Konflik ini sudah menginjak tahun ketiga , dan diperparah oleh dua DPP PPP yang mendukung penista agama Islam, yang telah melecehkan Surat Al-Maidah ayat 51.
“Saya berpendapat bahwa hal ini bertentangan dengan Pasal 2, AD/ART PPP, yang menyatakan bahwa PPP berasaskan Islam, dengan bercirikan Ahlussunnah wal Jama’ah,” kata anggota Majelis Tinggi PPP Anwar Sanusi ketika dihubungi Obsessionnews.com, Selasa (2/5/2017).
PPP, lanjut Anwar, sejak berdiri dan didirikan oleh alim ulama berasas Islam. Oleh karena itu untuk menyelamatkan PPP harus kembali kepada Khittah 1973, dan berpegang teguh pada 6 Prinsip Perjuangan Partai , yakni Prinsip Ibadah, Prinsip amar ma’ruf nahi munkar, Prinsip kebenaran, kejujuran, dan keadilan, Prinsip Musyawarah, Prinsip Persamaan, kebersamaan, dan persatuan, dan Prinsip istiqomah.

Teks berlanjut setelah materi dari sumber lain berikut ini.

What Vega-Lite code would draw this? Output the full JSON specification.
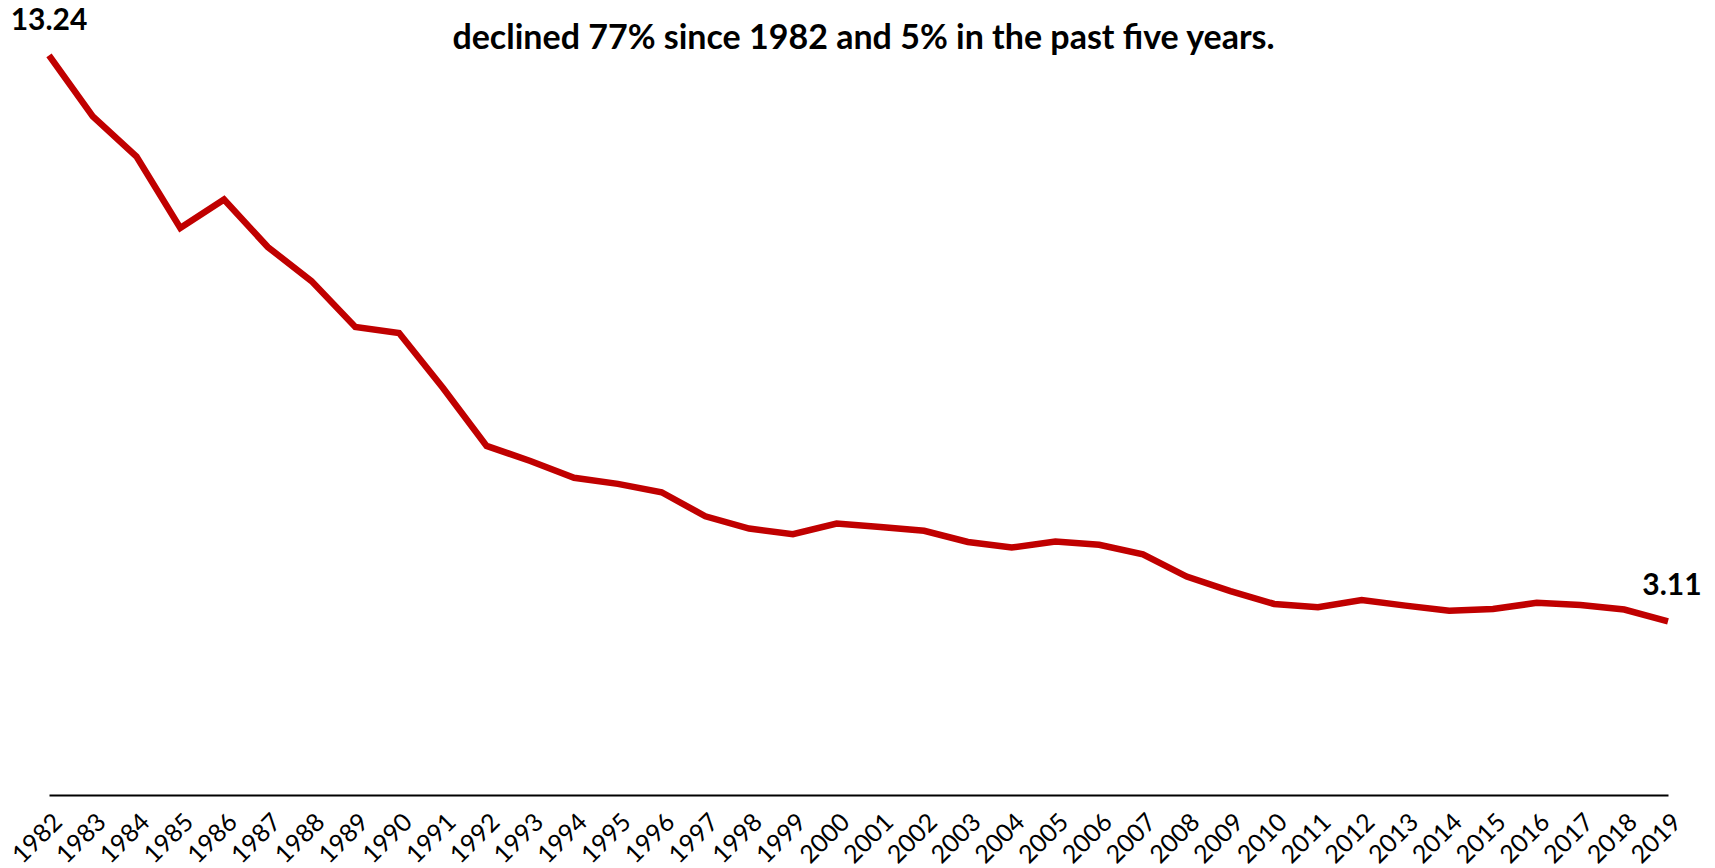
{
  "$schema": "https://vega.github.io/schema/vega-lite/v6.json",
  "width": 1619,
  "height": 782,
  "autosize": {"type": "none"},
  "padding": {"left": 49, "top": 13, "right": 47, "bottom": 73},
  "background": "white",
  "config": {"view": {"stroke": null}},
  "title": {
    "text": "declined 77% since 1982 and 5% in the past five years.",
    "font": "Lato",
    "fontSize": 34,
    "fontWeight": "bold",
    "color": "#000000",
    "anchor": "middle",
    "frame": "group",
    "baseline": "middle",
    "offset": 0,
    "dy": 67,
    "dx": 5
  },
  "data": {
    "values": [
      {"year": "1982", "value": 13.24},
      {"year": "1983", "value": 12.15},
      {"year": "1984", "value": 11.43},
      {"year": "1985", "value": 10.15},
      {"year": "1986", "value": 10.66},
      {"year": "1987", "value": 9.81},
      {"year": "1988", "value": 9.2},
      {"year": "1989", "value": 8.38},
      {"year": "1990", "value": 8.27},
      {"year": "1991", "value": 7.29},
      {"year": "1992", "value": 6.25},
      {"year": "1993", "value": 5.98},
      {"year": "1994", "value": 5.68},
      {"year": "1995", "value": 5.57},
      {"year": "1996", "value": 5.42},
      {"year": "1997", "value": 4.99},
      {"year": "1998", "value": 4.77},
      {"year": "1999", "value": 4.67},
      {"year": "2000", "value": 4.86},
      {"year": "2001", "value": 4.8},
      {"year": "2002", "value": 4.73},
      {"year": "2003", "value": 4.53},
      {"year": "2004", "value": 4.43},
      {"year": "2005", "value": 4.54},
      {"year": "2006", "value": 4.48},
      {"year": "2007", "value": 4.31},
      {"year": "2008", "value": 3.91},
      {"year": "2009", "value": 3.65},
      {"year": "2010", "value": 3.42},
      {"year": "2011", "value": 3.36},
      {"year": "2012", "value": 3.49},
      {"year": "2013", "value": 3.39},
      {"year": "2014", "value": 3.3},
      {"year": "2015", "value": 3.33},
      {"year": "2016", "value": 3.44},
      {"year": "2017", "value": 3.4},
      {"year": "2018", "value": 3.32},
      {"year": "2019", "value": 3.11}
    ]
  },
  "encoding": {
    "x": {
      "field": "year",
      "type": "ordinal",
      "scale": {"type": "point", "padding": 0},
      "axis": {
        "title": null,
        "domain": true,
        "domainColor": "#000000",
        "domainWidth": 2,
        "ticks": false,
        "grid": false,
        "labelAngle": -45,
        "labelFont": "Lato",
        "labelFontSize": 25,
        "labelColor": "#000000",
        "labelPadding": 14
      }
    },
    "y": {
      "field": "value",
      "type": "quantitative",
      "scale": {"domain": [0, 14]},
      "axis": null
    }
  },
  "layer": [
    {
      "mark": {"type": "line", "color": "#C00000", "strokeWidth": 6.5, "strokeJoin": "miter"}
    },
    {
      "transform": [{"filter": "datum.year == '1982'"}],
      "mark": {
        "type": "text",
        "font": "Lato",
        "fontSize": 30,
        "fontWeight": "bold",
        "color": "#000000",
        "dy": -34,
        "baseline": "middle",
        "align": "center"
      },
      "encoding": {
        "text": {"field": "value", "type": "quantitative", "format": ".2f"}
      }
    },
    {
      "transform": [{"filter": "datum.year == '2019'"}],
      "mark": {
        "type": "text",
        "font": "Lato",
        "fontSize": 30,
        "fontWeight": "bold",
        "color": "#000000",
        "dy": -35,
        "dx": 4,
        "baseline": "middle",
        "align": "center"
      },
      "encoding": {
        "text": {"field": "value", "type": "quantitative", "format": ".2f"}
      }
    }
  ]
}
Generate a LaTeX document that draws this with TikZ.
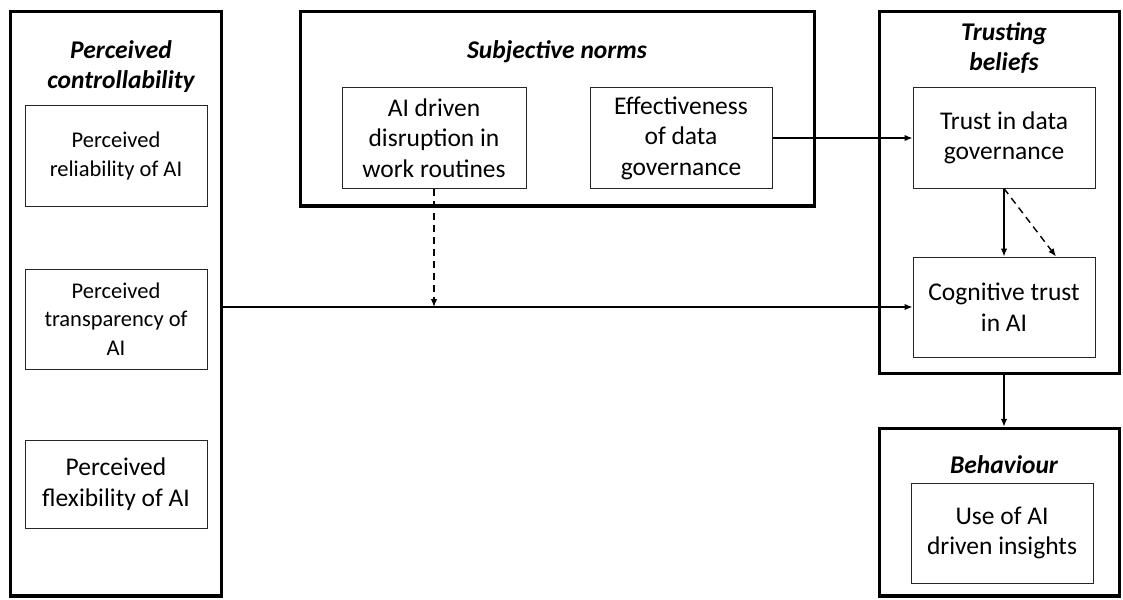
\documentclass[tikz,border=0pt]{standalone}
\usepackage{fontspec}
\setmainfont{Carlito}
\usetikzlibrary{arrows.meta}
\begin{document}
\begin{tikzpicture}[x=1pt,y=-1pt,
  outerbox/.style={draw=black,line width=3.5pt,inner sep=0pt,fill=none},
  innerbox/.style={draw=black!85,line width=1pt,inner sep=0pt,align=center,
    minimum width=182pt,font=\fontsize{25.5}{30.5}\selectfont},
  smalltext/.style={font=\fontsize{22.5}{28.5}\selectfont},
  grouptitle/.style={align=center,inner sep=0pt,font=\fontsize{25.5}{30}\selectfont\bfseries\itshape},
  conn/.style={line width=1.4pt,-{Latex[length=8pt,width=6.5pt]}},
  dconn/.style={conn,dash pattern=on 7pt off 5pt}]
\useasboundingbox (0,0) rectangle (1123,599);
% outer group boxes
\node[outerbox,minimum width=211pt,minimum height=584.5pt] (lc) at (116,303.75) {};
\node[outerbox,minimum width=514pt,minimum height=194.5pt] (sn) at (557.5,108.75) {};
\node[outerbox,minimum width=240pt,minimum height=362pt] (tb) at (999.5,192.5) {};
\node[outerbox,minimum width=240pt,minimum height=167.5pt] (bh) at (999.5,512.25) {};
% titles
\node[grouptitle] (lct) at (121,67) {Perceived\\controllability};
\node[grouptitle] (snt) at (557,52) {Subjective norms};
\node[grouptitle] (tbt) at (1004,48) {Trusting\\beliefs};
\node[grouptitle] (bht) at (1004,465) {Behaviour};
% inner boxes
\node[innerbox,smalltext,minimum height=100pt] (rel) at (116,156) {Perceived\\reliability of AI};
\node[innerbox,smalltext,minimum height=100pt] (tra) at (116,319) {Perceived\\transparency of\\AI};
\node[innerbox,minimum height=88pt] (flex) at (116,484) {Perceived\\flexibility of AI};
\node[innerbox,minimum width=184pt,minimum height=100pt] (ai) at (434,138) {AI driven\\disruption in\\work routines};
\node[innerbox,minimum height=100pt] (eff) at (681,138) {Effectiveness\\of data\\governance};
\node[innerbox,minimum height=100pt] (tdg) at (1004,138) {Trust in data\\governance};
\node[innerbox,minimum height=100pt] (cog) at (1004,307) {Cognitive trust\\in AI};
\node[innerbox,minimum height=100pt] (use) at (1002,533) {Use of AI\\driven insights};
% connectors
\draw[conn] (eff.east) -- (tdg.west);
\draw[conn] (lc.east |- cog.west) -- (cog.west);
\draw[dconn] (ai.south) -- (ai.south |- cog.west);
\draw[conn] (tdg.south) -- (cog.north);
\draw[dconn] (tdg.south) -- ([xshift=52pt]cog.north);
\draw[conn] (tdg.south |- tb.south) -- (tdg.south |- bh.north);
\end{tikzpicture}
\end{document}
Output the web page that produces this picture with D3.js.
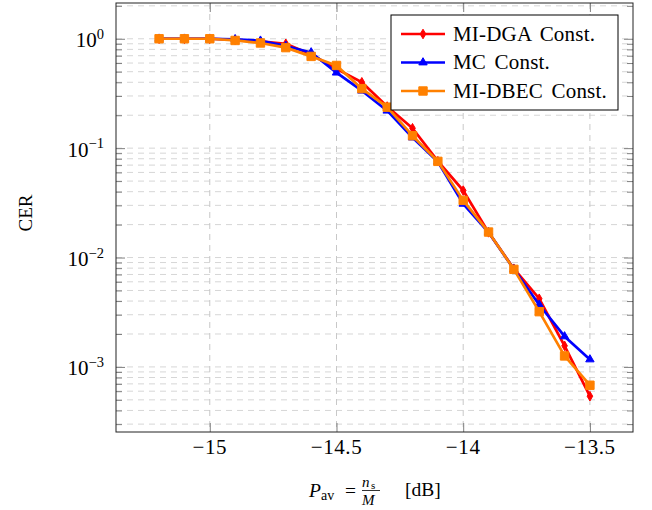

“Saya berpendapat kedua DPP PPP yang diwakili diwakili oleh Ketumnya masing-masing sudah melanggar asas dan prinsip perjuangan partai, yang asal usulnya digagas oleh para ulama. Termasuk lambang Ka’bah juga hasil istikharah KH Bisri Syamsuri,” kata anggota DPR tiga periode (1997-1999, 2004-2009, dan 2009-2014) ini.
Karena keduanya telah melanggar asas dan prinsip perjuangan, tuturnya, maka perlu menghadirkan para alim ulama se-Indonesia sebagai representasi pendiri dan pemilik PPP.
Jika para ulama bisa menyelenggarakan Musyawarah Nasional, tandas mantan anggota Komisi Pemeriksa Kekayaan Pejabat Negara (KPKPN) periode 2000-2004 ini, maka akan ditanyakan kepada mereka apa upaya-upaya yang harus dilakukan untuk mengakhiri konflik dan sekaligus menyelamatkan PPP.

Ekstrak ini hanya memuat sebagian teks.